Copy the lines of the data below exactly, starting at the first and stopping after the line that contains "0.033, 0.030, 0.027];"; include no pictures.

#### Data excerpt

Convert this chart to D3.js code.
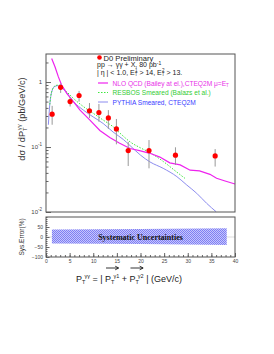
<!DOCTYPE html>
<html>
<head>
<meta charset="utf-8">
<script src="https://cdn.jsdelivr.net/npm/d3@7"></script>
<style>
  body { margin: 0; background: #fff; }
  text { font-family: "Liberation Sans", Arial, sans-serif; }
</style>
</head>
<body>
<div id="chart"></div>
<script>
// D0 diphoton pT spectrum: data points
var ptData = [1.3, 3.1, 5.1, 7.0, 9.2, 11.2, 13.2, 14.9, 17.4, 21.8, 27.4, 35.8];
var xsec   = [0.32, 0.83, 0.50, 0.62, 0.36, 0.34, 0.28, 0.19, 0.088, 0.088, 0.075, 0.073];
var errHi  = [0.43, 0.95, 0.59, 0.73, 0.475, 0.46, 0.37, 0.27, 0.12, 0.128, 0.099, 0.093];
var errLo  = [0.22, 0.68, 0.42, 0.50, 0.28, 0.245, 0.19, 0.11, 0.051, 0.047, 0.053, 0.050];

// NLO QCD curve
var nloPt = [1.2, 1.9, 2.6, 3.3, 4.4, 5.8, 7.2, 9.3, 11.4, 13.5, 15.5, 17.8, 20, 22, 24.1, 26.2, 28.4, 30.5, 32.5, 34.7, 36.1, 37.9, 40];
var nloY  = [2.3, 1.72, 1.21, 0.90, 0.67, 0.50, 0.37, 0.26, 0.18, 0.14, 0.115, 0.095, 0.087, 0.080, 0.070, 0.057, 0.053, 0.044, 0.043, 0.038, 0.033, 0.030, 0.027];

// RESBOS curve
var resPt = [0.8, 1.0, 1.3, 2.0, 2.7, 3.3, 4.3, 5.8, 7.9, 10.0, 12.1, 14.2, 16.0, 17.8, 20, 22, 24.8, 27.7, 29.4];
var resY  = [0.45, 0.6, 0.75, 0.88, 0.9, 0.85, 0.72, 0.56, 0.42, 0.33, 0.26, 0.205, 0.155, 0.12, 0.097, 0.082, 0.06, 0.041, 0.033];

// PYTHIA curve
var pyPt = [0.5, 0.8, 1.2, 1.8, 2.5, 3.3, 4.4, 5.8, 7.9, 10.0, 12.1, 14.2, 16.4, 17.8, 20, 22, 24.8, 27.7, 29.8, 31.9, 34.0, 36.0];
var pyY  = [0.22, 0.45, 0.7, 0.85, 0.88, 0.82, 0.68, 0.50, 0.37, 0.29, 0.23, 0.17, 0.13, 0.105, 0.075, 0.059, 0.047, 0.035, 0.026, 0.0194, 0.0136, 0.0101];

// systematic band (%)
var bandPt = [1.25, 20, 38.25];
var bandHi = [38, 40, 44];
var bandLo = [-32, -35, -40];

var xTicks = [0, 5, 10, 15, 20, 25, 30, 35, 40];
var sysTicks = [50, 0, -50, -100];

var W = 274, H = 354;
var left = 46, right = 235;
var top1 = 54, bot1 = 212;
var top2 = 217, bot2 = 257;

var svg = d3.select("#chart").append("svg")
	.attr("width", W)
	.attr("height", H);

var x = d3.scaleLinear().domain([0, 40]).range([left, right]);
var y = d3.scaleLog().domain([0.01, 2.7]).range([bot1, top1]);
var ys = d3.scaleLinear().domain([-100, 100]).range([bot2, top2]);

// pattern for the band
var defs = svg.append("defs");
var pat = defs.append("pattern")
	.attr("id", "checker")
	.attr("width", 2).attr("height", 2)
	.attr("patternUnits", "userSpaceOnUse");
pat.append("rect").attr("width", 2).attr("height", 2).attr("fill", "#c6c6fc");
pat.append("rect").attr("width", 1).attr("height", 1).attr("fill", "#7f7ff3");
pat.append("rect").attr("x", 1).attr("y", 1).attr("width", 1).attr("height", 1).attr("fill", "#7f7ff3");

// ---- top panel ----
var minor = [];
[0.01, 0.1, 1].forEach(function(d) {
	for (var k = 2; k <= 9; k++) { if (d * k <= 2.7) minor.push(d * k); }
});

svg.append("g")
	.attr("transform", "translate(" + left + ",0)")
	.call(d3.axisLeft(y).tickValues(minor).tickSizeInner(-2.5).tickSizeOuter(0).tickFormat(""))
	.call(function(g) { g.select(".domain").remove(); g.selectAll("line").attr("stroke", "#666"); });

var yax = svg.append("g")
	.attr("transform", "translate(" + left + ",0)")
	.call(d3.axisLeft(y).tickValues([0.01, 0.1, 1]).tickSizeInner(-5).tickSizeOuter(0).tickPadding(4).tickFormat(""));
yax.select(".domain").remove();
yax.selectAll("line").attr("stroke", "#666");
yax.selectAll(".tick text").each(function(d) {
	var t = d3.select(this).attr("font-size", 6).attr("fill", "#444").attr("font-family", "Liberation Sans, Arial, sans-serif");
	if (d === 1) { t.text("1"); }
	else {
		t.append("tspan").text("10");
		t.append("tspan").attr("dy", -3).attr("font-size", 4.5).text(d === 0.1 ? "-1" : "-2");
	}
});

// curves
var line = d3.line().x(function(d) { return x(d[0]); }).y(function(d) { return y(d[1]); });
var lineSmooth = d3.line().curve(d3.curveMonotoneX).x(function(d) { return x(d[0]); }).y(function(d) { return y(d[1]); });

svg.append("path")
	.datum(d3.zip(pyPt, pyY))
	.attr("fill", "none")
	.attr("stroke", "#8c8cef")
	.attr("stroke-width", 1)
	.attr("d", lineSmooth);

svg.append("path")
	.datum(d3.zip(resPt, resY))
	.attr("fill", "none")
	.attr("stroke", "#3ee83e")
	.attr("stroke-width", 1)
	.attr("stroke-dasharray", "1.5,1.5")
	.attr("d", lineSmooth);

svg.append("path")
	.datum(d3.zip(nloPt, nloY))
	.attr("fill", "none")
	.attr("stroke", "#ee22ee")
	.attr("stroke-width", 1.2)
	.attr("d", line);

// data points with error bars
var pts = d3.range(ptData.length);
svg.selectAll(".err").data(pts).enter().append("line")
	.attr("x1", function(i) { return x(ptData[i]); })
	.attr("x2", function(i) { return x(ptData[i]); })
	.attr("y1", function(i) { return y(errHi[i]); })
	.attr("y2", function(i) { return y(errLo[i]); })
	.attr("stroke", "#999")
	.attr("stroke-width", 1);
svg.selectAll(".pt").data(pts).enter().append("circle")
	.attr("cx", function(i) { return x(ptData[i]); })
	.attr("cy", function(i) { return y(xsec[i]); })
	.attr("r", 2.6)
	.attr("fill", "#ff0000");

// frame
svg.append("rect")
	.attr("x", left).attr("y", top1)
	.attr("width", right - left).attr("height", bot1 - top1)
	.attr("fill", "none").attr("stroke", "#555").attr("stroke-width", 1);

// legend / labels
svg.append("circle").attr("cx", 99.5).attr("cy", 57.5).attr("r", 2.3).attr("fill", "#ff0000");
svg.append("text").attr("x", 103.5).attr("y", 60.5).attr("font-size", 7.6).attr("fill", "#222").text("D0 Preliminary");

var l2 = svg.append("text").attr("x", 97).attr("y", 67).attr("font-size", 7).attr("fill", "#222");
l2.append("tspan").text("pp \u2192 \u03b3\u03b3 + X, 80 pb");
l2.append("tspan").attr("dy", -2.5).attr("font-size", 5).text("-1");

var l3 = svg.append("text").attr("x", 97).attr("y", 74.5).attr("font-size", 7).attr("fill", "#222");
l3.append("tspan").text("| \u03b7 | < 1.0,  E");
l3.append("tspan").attr("dy", 1.5).attr("font-size", 4.5).text("T");
l3.append("tspan").attr("dy", -4.5).attr("dx", -2.5).attr("font-size", 4.5).text("1");
l3.append("tspan").attr("dy", 3).attr("font-size", 7).text(" > 14,  E");
l3.append("tspan").attr("dy", 1.5).attr("font-size", 4.5).text("T");
l3.append("tspan").attr("dy", -4.5).attr("dx", -2.5).attr("font-size", 4.5).text("2");
l3.append("tspan").attr("dy", 3).attr("font-size", 7).text(" > 13.");

var legY = [83, 92.5, 102];
svg.append("line").attr("x1", 98).attr("x2", 108).attr("y1", legY[0]).attr("y2", legY[0]).attr("stroke", "#ee22ee").attr("stroke-width", 1.2);
svg.append("line").attr("x1", 98).attr("x2", 108).attr("y1", legY[1]).attr("y2", legY[1]).attr("stroke", "#3ee83e").attr("stroke-dasharray", "1.5,1.5");
svg.append("line").attr("x1", 98).attr("x2", 108).attr("y1", legY[2]).attr("y2", legY[2]).attr("stroke", "#8c8cef");

var t1 = svg.append("text").attr("x", 112.5).attr("y", legY[0] + 2.5).attr("font-size", 6.6).attr("fill", "#e830e8");
t1.append("tspan").text("NLO QCD (Bailey at el.),CTEQ2M \u03bc=E");
t1.append("tspan").attr("dy", 1.5).attr("font-size", 4.5).text("T");
svg.append("text").attr("x", 112.5).attr("y", legY[1] + 2.5).attr("font-size", 6.6).attr("fill", "#33cc33").text("RESBOS Smeared (Balazs et al.)");
svg.append("text").attr("x", 112.5).attr("y", legY[2] + 2.5).attr("font-size", 6.6).attr("fill", "#3a3aff").text("PYTHIA Smeared, CTEQ2M");

// y title
var yt = svg.append("text")
	.attr("transform", "translate(25,119) rotate(-90)")
	.attr("text-anchor", "middle")
	.attr("font-size", 9.2)
	.attr("fill", "#333");
yt.append("tspan").text("d\u03c3 / dP");
yt.append("tspan").attr("dy", 2).attr("font-size", 6).text("T");
yt.append("tspan").attr("dy", -6).attr("dx", -3).attr("font-size", 6).text("\u03b3\u03b3");
yt.append("tspan").attr("dy", 4).attr("font-size", 9.2).text("  (pb/GeV/c)");

// ---- bottom panel ----
var band = d3.area()
	.x(function(d) { return x(d[0]); })
	.y0(function(d) { return ys(d[2]); })
	.y1(function(d) { return ys(d[1]); });
svg.append("line")
	.attr("x1", x(0)).attr("x2", x(40)).attr("y1", ys(0)).attr("y2", ys(0))
	.attr("stroke", "#ddd").attr("stroke-width", 1);
svg.append("path")
	.datum(d3.zip(bandPt, bandHi, bandLo))
	.attr("fill", "url(#checker)")
	.attr("d", band);

svg.append("text")
	.attr("x", 140.5).attr("y", ys(0) + 2.8)
	.attr("text-anchor", "middle")
	.attr("font-weight", "bold")
	.attr("font-size", 8)
	.attr("fill", "#111")
	.style("font-family", "Liberation Serif, serif")
	.text("Systematic Uncertainties");

// x axis
svg.append("g")
	.attr("transform", "translate(0," + bot2 + ")")
	.call(d3.axisBottom(x).tickValues(d3.range(0, 41)).tickSizeInner(-2).tickSizeOuter(0).tickFormat(""))
	.call(function(g) { g.select(".domain").remove(); g.selectAll("line").attr("stroke", "#666"); });
var xax = svg.append("g")
	.attr("transform", "translate(0," + bot2 + ")")
	.call(d3.axisBottom(x).tickValues(xTicks).tickSizeInner(-4).tickSizeOuter(0).tickPadding(2));
xax.select(".domain").remove();
xax.selectAll("line").attr("stroke", "#666");
xax.selectAll("text").attr("font-size", 5).attr("fill", "#444").attr("font-family", "Liberation Sans, Arial, sans-serif");

// sys y axis
svg.append("g")
	.attr("transform", "translate(" + left + ",0)")
	.call(d3.axisLeft(ys).tickValues(d3.range(-100, 101, 10)).tickSizeInner(-1.5).tickSizeOuter(0).tickFormat(""))
	.call(function(g) { g.select(".domain").remove(); g.selectAll("line").attr("stroke", "#666"); });
var sax = svg.append("g")
	.attr("transform", "translate(" + left + ",0)")
	.call(d3.axisLeft(ys).tickValues(sysTicks).tickSizeInner(-3.5).tickSizeOuter(0).tickPadding(3));
sax.select(".domain").remove();
sax.selectAll("line").attr("stroke", "#666");
sax.selectAll("text").attr("font-size", 5).attr("fill", "#444").attr("font-family", "Liberation Sans, Arial, sans-serif");

svg.append("rect")
	.attr("x", left).attr("y", top2)
	.attr("width", right - left).attr("height", bot2 - top2)
	.attr("fill", "none").attr("stroke", "#555").attr("stroke-width", 1);

svg.append("text")
	.attr("transform", "translate(24,237) rotate(-90)")
	.attr("text-anchor", "middle")
	.attr("font-size", 6.5)
	.attr("fill", "#333")
	.text("Sys.Error(%)");

// x title
var xt = svg.append("text")
	.attr("x", 76).attr("y", 282)
	.attr("font-size", 9)
	.attr("fill", "#222");
xt.append("tspan").text("P");
xt.append("tspan").attr("dy", 2).attr("font-size", 5.5).text("T");
xt.append("tspan").attr("dy", -6).attr("dx", -1).attr("font-size", 5.5).text("\u03b3\u03b3");
xt.append("tspan").attr("dy", 4).attr("font-size", 9).text(" = |  ");
var p1 = xt.append("tspan").text("P");
xt.append("tspan").attr("dy", 2).attr("font-size", 5.5).text("T");
var g1 = xt.append("tspan").attr("dy", -6).attr("dx", -1).attr("font-size", 5.5).text("\u03b31");
xt.append("tspan").attr("dy", 4).attr("font-size", 9).text("   +  ");
var p2 = xt.append("tspan").text("P");
xt.append("tspan").attr("dy", 2).attr("font-size", 5.5).text("T");
var g2 = xt.append("tspan").attr("dy", -6).attr("dx", -1).attr("font-size", 5.5).text("\u03b32");
xt.append("tspan").attr("dy", 4).attr("font-size", 9).text("  |  (GeV/c)");

// vector arrows over the photon momenta
[[p1, g1], [p2, g2]].forEach(function(pair) {
	var a = pair[0].node().getBBox(), b = pair[1].node().getBBox();
	var x0 = a.x + 1, x1 = b.x + b.width - 1, yy = 268;
	svg.append("line").attr("x1", x0).attr("x2", x1).attr("y1", yy).attr("y2", yy).attr("stroke", "#000").attr("stroke-width", 0.8);
	svg.append("path")
		.attr("d", "M" + (x1 - 3) + "," + (yy - 1.8) + "L" + (x1 + 0.5) + "," + yy + "L" + (x1 - 3) + "," + (yy + 1.8))
		.attr("fill", "none").attr("stroke", "#000").attr("stroke-width", 0.8);
});
</script>
</body>
</html>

########

Output of the task:
Convert this chart to D3.js code.
<!DOCTYPE html>
<html>
<head>
<meta charset="utf-8">
<script src="https://cdn.jsdelivr.net/npm/d3@7"></script>
<style>
  body { margin: 0; background: #fff; }
  text { font-family: "Liberation Sans", Arial, sans-serif; }
</style>
</head>
<body>
<div id="chart"></div>
<script>
// D0 diphoton pT spectrum: data points
var ptData = [1.3, 3.1, 5.1, 7.0, 9.2, 11.2, 13.2, 14.9, 17.4, 21.8, 27.4, 35.8];
var xsec   = [0.32, 0.83, 0.50, 0.62, 0.36, 0.34, 0.28, 0.19, 0.088, 0.088, 0.075, 0.073];
var errHi  = [0.43, 0.95, 0.59, 0.73, 0.475, 0.46, 0.37, 0.27, 0.12, 0.128, 0.099, 0.093];
var errLo  = [0.22, 0.68, 0.42, 0.50, 0.28, 0.245, 0.19, 0.11, 0.051, 0.047, 0.053, 0.050];

// NLO QCD curve
var nloPt = [1.2, 1.9, 2.6, 3.3, 4.4, 5.8, 7.2, 9.3, 11.4, 13.5, 15.5, 17.8, 20, 22, 24.1, 26.2, 28.4, 30.5, 32.5, 34.7, 36.1, 37.9, 40];
var nloY  = [2.3, 1.72, 1.21, 0.90, 0.67, 0.50, 0.37, 0.26, 0.18, 0.14, 0.115, 0.095, 0.087, 0.080, 0.070, 0.057, 0.053, 0.044, 0.043, 0.038, 0.033, 0.030, 0.027];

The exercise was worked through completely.